Planning Commission Deputy Chairman Montek Singh Ahluwalia said on Monday a target of eight per cent average annual growth rate for the 12th Plan (2012-13 to 2016-17) was not possible if the private sector did not contribute half of a trillion dollars required for infrastructure funding during the period.
“In the 12th Plan period, no less than 50 per cent of the estimated investment would have to necessarily come from the private sector, as there are zero prospects of the government being able to finance such projects.
"If it can’t be done, we better lower the growth projection,” Ahluwalia said at a summit organised by the Federation of Indian Chambers of Commerce and Industry in New Delhi.
He said private-sector participation in infrastructure public-private partnership projects had grown substantially, from 10 per cent of the required investment in the 10th Plan period to 37 per cent during the 11th.
In the first two years of the 12th Plan -- 2012-13 and 2013-14 -- India would grow by an average 5.8 per cent annually, even if the upper band of growth projections for the current financial year -- 6.1-6.7 per cent -- pegged by the Economic Survey is assumed to be true.
Even then, it would require the economy to grow over nine per cent in the last three years of the Plan.
Ahluwalia urged the private sector to share and absorb the risks that are normally associated with model concession agreements under the PPP model and expressed regret that very little thinking had been done by the private sector on such agreements.
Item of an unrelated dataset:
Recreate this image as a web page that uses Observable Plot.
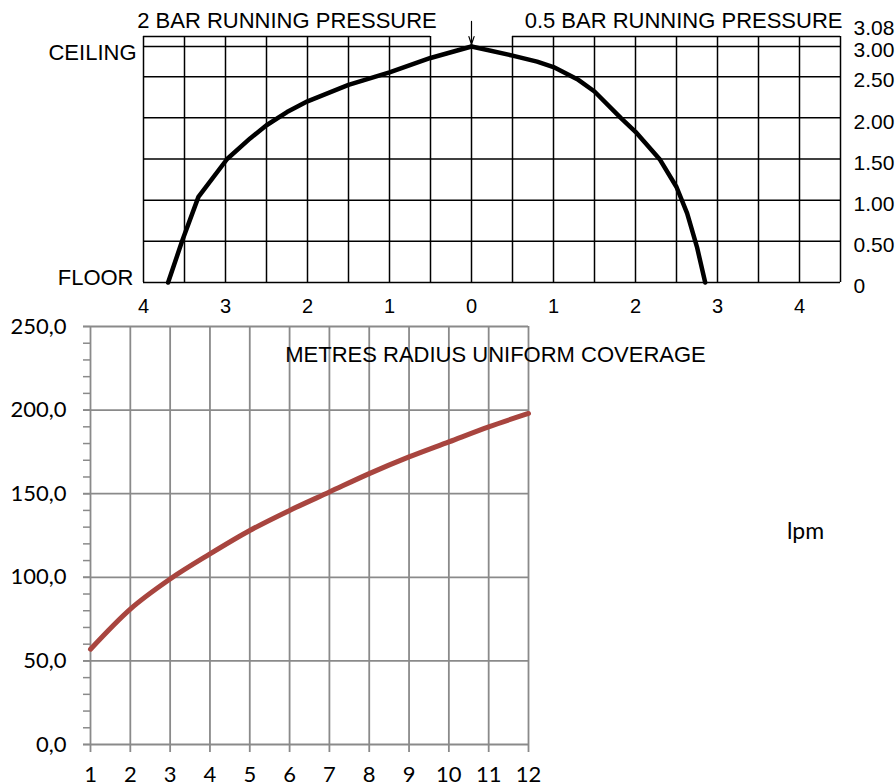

“On the issue of non-delivery of statutory clearances on time for PPP projects, a clear thinking has to emerge on what a concession agreement should entail,” he said.
Any penalty to be imposed on the government, would be resisted within the government, he said and added due diligence on the matter was required in the next two years.
He urged private players to figure out how ‘force majeure’ provisions in concession agreements were to be handled.
It is important to clearly spell out what exactly is needed to be built in by way of force majeure in contracts.
Force majeure is a clause in an agreement that frees both the parties of obligation when an event beyond the control of parties delays projects.
Most contracts contain force majeure provisions although they are not generally considered in detail by companies when they are negotiating a contract.
As they are drafted to cover unusual or unexpected events they are not frequently relied upon.
Economic Affairs Secretary Arvind Mayaram emphasised the need for more regulators for different infrastructure sectors with clearly defined Terms of Reference.
“Regulators have to be empowered and be independent of both the parties to a contract,” he said.
He underlined the need for adequate resources to maintain existing infrastructure, while scouting for funds for creating new assets.
Mayaram said both, the government and the private sector, were beset with the problem of lack of institutional capacities to manage concession agreements over a 20-year period.
It was high time to have a re-look at such capacities for managing and maintaining PPP projects, he said.
He said once the construction of a project is over and it gets stabilised, there should be easy exit for a developer and the ease for a competent facility manager to come in.